◆ TASK OBJECTIVE
Return the first line, the line containing "(game) at (981,846)", and every line between them, exactly as they stand.

◆ MATERIAL

********************

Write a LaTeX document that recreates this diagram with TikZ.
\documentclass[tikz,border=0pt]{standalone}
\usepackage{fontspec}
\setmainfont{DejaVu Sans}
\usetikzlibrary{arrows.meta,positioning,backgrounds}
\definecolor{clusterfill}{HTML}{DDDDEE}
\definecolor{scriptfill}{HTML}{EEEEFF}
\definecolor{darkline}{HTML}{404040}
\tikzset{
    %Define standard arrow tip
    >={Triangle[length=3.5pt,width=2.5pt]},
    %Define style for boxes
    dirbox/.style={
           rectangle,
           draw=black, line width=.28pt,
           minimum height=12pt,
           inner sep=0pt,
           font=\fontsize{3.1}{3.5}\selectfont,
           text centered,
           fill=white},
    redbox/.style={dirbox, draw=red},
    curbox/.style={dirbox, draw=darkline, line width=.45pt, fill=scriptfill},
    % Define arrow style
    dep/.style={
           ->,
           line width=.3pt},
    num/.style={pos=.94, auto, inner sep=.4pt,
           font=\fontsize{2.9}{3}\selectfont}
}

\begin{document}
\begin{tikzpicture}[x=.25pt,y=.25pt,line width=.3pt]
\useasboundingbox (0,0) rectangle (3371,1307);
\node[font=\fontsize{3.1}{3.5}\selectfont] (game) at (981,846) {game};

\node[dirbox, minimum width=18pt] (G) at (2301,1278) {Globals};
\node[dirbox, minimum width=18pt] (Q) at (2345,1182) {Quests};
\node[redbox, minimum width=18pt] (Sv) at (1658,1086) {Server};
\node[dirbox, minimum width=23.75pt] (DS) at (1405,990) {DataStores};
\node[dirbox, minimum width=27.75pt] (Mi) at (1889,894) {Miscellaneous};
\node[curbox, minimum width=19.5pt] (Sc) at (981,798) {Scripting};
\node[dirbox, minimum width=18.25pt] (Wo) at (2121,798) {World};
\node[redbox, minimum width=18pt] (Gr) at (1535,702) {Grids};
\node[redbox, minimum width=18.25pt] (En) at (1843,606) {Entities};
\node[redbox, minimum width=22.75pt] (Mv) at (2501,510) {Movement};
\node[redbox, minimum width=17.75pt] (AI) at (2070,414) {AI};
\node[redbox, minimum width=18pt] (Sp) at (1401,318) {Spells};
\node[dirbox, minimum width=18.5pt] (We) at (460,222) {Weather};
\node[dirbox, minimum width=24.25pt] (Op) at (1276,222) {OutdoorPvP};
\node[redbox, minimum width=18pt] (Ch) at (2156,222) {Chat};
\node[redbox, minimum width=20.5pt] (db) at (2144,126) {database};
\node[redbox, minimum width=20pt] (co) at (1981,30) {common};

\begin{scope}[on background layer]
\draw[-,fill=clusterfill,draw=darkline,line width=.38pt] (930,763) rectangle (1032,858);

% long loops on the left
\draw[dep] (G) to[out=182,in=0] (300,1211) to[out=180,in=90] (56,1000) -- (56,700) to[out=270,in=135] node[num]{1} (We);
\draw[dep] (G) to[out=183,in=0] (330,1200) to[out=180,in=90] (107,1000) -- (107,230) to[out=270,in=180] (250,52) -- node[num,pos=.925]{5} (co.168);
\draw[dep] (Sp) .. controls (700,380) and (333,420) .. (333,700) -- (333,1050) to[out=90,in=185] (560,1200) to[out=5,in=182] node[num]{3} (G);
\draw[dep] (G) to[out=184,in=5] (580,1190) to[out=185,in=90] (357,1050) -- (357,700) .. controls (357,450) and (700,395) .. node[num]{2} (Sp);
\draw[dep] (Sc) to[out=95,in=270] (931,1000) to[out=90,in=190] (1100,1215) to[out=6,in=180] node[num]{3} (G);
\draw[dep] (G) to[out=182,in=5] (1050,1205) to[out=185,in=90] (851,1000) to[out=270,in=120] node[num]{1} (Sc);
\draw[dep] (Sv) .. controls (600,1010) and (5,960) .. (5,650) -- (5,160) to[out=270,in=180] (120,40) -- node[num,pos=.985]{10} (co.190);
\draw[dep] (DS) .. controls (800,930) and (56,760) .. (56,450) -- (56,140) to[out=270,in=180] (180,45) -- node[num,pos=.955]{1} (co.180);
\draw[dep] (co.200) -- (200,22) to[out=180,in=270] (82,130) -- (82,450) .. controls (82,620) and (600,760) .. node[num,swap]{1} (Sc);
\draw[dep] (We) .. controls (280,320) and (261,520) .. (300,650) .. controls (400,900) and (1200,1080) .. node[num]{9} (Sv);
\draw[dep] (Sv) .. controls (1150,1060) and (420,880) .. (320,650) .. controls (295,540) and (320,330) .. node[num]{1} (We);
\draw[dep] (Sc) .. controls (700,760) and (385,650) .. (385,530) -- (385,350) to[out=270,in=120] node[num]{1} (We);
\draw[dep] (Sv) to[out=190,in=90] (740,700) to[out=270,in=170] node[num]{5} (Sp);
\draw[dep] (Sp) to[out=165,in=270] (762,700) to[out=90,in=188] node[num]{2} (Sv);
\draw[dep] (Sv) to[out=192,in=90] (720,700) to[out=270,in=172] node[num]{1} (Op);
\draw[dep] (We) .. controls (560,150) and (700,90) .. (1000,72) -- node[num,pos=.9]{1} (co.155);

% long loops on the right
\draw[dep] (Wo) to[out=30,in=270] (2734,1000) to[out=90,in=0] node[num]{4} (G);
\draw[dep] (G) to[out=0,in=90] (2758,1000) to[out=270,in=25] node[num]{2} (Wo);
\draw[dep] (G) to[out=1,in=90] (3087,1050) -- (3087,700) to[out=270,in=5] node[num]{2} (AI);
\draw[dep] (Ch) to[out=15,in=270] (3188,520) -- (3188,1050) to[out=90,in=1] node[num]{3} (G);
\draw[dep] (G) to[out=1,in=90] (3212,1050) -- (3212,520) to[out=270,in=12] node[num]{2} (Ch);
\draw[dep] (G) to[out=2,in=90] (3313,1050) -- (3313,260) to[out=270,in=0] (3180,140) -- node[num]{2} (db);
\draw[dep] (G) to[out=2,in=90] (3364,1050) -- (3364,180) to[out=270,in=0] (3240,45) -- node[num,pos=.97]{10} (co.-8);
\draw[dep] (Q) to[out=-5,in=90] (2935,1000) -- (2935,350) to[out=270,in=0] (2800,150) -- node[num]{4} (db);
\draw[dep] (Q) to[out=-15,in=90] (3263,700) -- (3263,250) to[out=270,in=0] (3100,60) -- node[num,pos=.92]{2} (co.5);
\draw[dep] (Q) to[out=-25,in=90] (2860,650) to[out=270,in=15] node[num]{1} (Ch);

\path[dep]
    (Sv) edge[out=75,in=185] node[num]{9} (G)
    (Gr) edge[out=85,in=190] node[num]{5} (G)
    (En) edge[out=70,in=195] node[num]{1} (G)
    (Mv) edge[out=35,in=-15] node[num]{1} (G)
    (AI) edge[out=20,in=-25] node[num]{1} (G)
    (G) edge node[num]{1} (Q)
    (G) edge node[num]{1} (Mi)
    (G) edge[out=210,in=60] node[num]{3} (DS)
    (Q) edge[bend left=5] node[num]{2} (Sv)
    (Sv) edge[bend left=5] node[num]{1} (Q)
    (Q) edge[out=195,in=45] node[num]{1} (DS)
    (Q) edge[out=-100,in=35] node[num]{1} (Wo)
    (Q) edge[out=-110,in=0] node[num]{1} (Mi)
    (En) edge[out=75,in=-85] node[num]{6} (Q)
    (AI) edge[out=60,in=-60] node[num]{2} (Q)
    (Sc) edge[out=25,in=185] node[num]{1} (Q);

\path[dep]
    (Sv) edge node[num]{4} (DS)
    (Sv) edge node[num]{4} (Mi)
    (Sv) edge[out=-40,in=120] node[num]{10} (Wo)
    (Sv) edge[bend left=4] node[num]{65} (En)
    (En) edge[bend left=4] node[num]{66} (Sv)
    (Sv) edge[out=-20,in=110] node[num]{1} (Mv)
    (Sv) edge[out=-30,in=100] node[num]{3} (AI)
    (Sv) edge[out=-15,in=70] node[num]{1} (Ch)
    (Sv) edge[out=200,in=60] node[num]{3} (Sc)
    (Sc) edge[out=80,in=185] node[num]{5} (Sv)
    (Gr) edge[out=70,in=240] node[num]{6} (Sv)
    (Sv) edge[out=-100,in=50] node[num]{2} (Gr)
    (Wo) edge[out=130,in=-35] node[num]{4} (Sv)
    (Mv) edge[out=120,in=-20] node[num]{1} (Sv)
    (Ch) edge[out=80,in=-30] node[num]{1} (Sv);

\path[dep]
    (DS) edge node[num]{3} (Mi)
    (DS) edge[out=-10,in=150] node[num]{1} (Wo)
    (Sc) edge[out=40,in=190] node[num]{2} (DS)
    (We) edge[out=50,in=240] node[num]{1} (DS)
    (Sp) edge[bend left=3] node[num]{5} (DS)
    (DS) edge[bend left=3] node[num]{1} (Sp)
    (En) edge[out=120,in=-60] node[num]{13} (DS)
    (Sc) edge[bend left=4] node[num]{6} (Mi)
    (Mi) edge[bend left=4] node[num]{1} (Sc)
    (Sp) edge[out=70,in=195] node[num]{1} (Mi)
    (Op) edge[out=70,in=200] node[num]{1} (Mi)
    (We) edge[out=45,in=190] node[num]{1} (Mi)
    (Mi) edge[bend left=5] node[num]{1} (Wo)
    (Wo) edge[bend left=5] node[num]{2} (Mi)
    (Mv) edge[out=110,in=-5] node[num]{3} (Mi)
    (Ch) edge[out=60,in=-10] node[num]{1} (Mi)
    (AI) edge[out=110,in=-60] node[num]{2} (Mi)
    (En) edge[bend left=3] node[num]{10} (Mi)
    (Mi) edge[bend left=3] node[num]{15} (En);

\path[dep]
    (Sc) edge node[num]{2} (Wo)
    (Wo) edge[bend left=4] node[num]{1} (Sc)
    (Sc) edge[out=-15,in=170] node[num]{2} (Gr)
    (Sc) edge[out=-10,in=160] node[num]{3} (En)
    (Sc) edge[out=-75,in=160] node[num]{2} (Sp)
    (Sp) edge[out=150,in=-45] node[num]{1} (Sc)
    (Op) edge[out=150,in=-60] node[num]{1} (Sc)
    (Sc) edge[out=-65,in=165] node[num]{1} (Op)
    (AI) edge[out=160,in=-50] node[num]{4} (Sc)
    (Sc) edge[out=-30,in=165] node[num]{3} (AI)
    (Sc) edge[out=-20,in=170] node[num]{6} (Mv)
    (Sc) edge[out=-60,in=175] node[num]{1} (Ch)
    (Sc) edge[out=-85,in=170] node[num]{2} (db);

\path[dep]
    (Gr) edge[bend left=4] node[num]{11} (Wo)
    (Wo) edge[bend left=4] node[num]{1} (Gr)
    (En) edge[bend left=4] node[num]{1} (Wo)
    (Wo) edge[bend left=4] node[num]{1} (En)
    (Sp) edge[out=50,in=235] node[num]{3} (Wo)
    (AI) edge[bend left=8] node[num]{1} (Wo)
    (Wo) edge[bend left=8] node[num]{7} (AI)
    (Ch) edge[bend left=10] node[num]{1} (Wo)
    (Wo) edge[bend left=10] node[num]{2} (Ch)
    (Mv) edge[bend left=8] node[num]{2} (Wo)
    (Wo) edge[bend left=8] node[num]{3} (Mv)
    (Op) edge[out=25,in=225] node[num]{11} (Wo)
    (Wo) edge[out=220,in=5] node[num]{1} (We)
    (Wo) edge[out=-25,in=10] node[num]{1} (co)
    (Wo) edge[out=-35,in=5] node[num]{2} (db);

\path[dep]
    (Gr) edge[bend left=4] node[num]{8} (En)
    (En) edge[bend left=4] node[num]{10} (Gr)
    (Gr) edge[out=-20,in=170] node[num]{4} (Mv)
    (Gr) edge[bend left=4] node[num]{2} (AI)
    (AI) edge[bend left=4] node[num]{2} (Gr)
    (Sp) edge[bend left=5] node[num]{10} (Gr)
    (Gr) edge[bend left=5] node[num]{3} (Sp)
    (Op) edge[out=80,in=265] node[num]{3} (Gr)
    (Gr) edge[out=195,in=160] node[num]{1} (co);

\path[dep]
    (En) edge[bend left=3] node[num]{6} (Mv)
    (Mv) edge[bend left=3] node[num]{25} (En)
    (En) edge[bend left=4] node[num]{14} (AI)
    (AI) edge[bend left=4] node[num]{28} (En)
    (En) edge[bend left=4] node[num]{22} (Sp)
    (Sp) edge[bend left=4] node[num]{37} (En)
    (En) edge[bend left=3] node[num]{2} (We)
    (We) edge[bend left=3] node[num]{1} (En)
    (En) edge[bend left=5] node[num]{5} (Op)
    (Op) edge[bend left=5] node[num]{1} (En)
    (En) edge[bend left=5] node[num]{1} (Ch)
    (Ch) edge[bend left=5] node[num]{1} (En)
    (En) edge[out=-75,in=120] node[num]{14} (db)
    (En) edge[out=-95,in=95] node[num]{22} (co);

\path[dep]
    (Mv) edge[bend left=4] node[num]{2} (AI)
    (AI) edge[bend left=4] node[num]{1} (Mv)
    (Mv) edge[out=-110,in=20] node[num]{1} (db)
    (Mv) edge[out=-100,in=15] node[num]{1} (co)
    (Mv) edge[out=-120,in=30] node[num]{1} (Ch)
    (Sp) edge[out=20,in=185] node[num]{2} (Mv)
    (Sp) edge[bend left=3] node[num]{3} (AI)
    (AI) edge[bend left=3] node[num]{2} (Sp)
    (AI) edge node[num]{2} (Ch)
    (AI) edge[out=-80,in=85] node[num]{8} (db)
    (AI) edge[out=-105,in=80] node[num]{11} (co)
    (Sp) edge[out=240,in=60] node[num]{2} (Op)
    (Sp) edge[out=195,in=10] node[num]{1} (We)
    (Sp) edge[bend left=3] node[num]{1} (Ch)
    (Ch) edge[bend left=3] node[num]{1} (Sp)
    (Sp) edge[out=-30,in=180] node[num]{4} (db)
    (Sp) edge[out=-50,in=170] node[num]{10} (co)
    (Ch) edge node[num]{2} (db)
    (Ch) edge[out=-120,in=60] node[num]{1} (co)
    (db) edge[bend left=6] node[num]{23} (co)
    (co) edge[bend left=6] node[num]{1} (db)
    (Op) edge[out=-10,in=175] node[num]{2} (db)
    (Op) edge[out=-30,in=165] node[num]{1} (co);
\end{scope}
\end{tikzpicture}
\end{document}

********************

◆ EXPECTED OUTPUT
Write a LaTeX document that recreates this diagram with TikZ.
\documentclass[tikz,border=0pt]{standalone}
\usepackage{fontspec}
\setmainfont{DejaVu Sans}
\usetikzlibrary{arrows.meta,positioning,backgrounds}
\definecolor{clusterfill}{HTML}{DDDDEE}
\definecolor{scriptfill}{HTML}{EEEEFF}
\definecolor{darkline}{HTML}{404040}
\tikzset{
    %Define standard arrow tip
    >={Triangle[length=3.5pt,width=2.5pt]},
    %Define style for boxes
    dirbox/.style={
           rectangle,
           draw=black, line width=.28pt,
           minimum height=12pt,
           inner sep=0pt,
           font=\fontsize{3.1}{3.5}\selectfont,
           text centered,
           fill=white},
    redbox/.style={dirbox, draw=red},
    curbox/.style={dirbox, draw=darkline, line width=.45pt, fill=scriptfill},
    % Define arrow style
    dep/.style={
           ->,
           line width=.3pt},
    num/.style={pos=.94, auto, inner sep=.4pt,
           font=\fontsize{2.9}{3}\selectfont}
}

\begin{document}
\begin{tikzpicture}[x=.25pt,y=.25pt,line width=.3pt]
\useasboundingbox (0,0) rectangle (3371,1307);
\node[font=\fontsize{3.1}{3.5}\selectfont] (game) at (981,846) {game};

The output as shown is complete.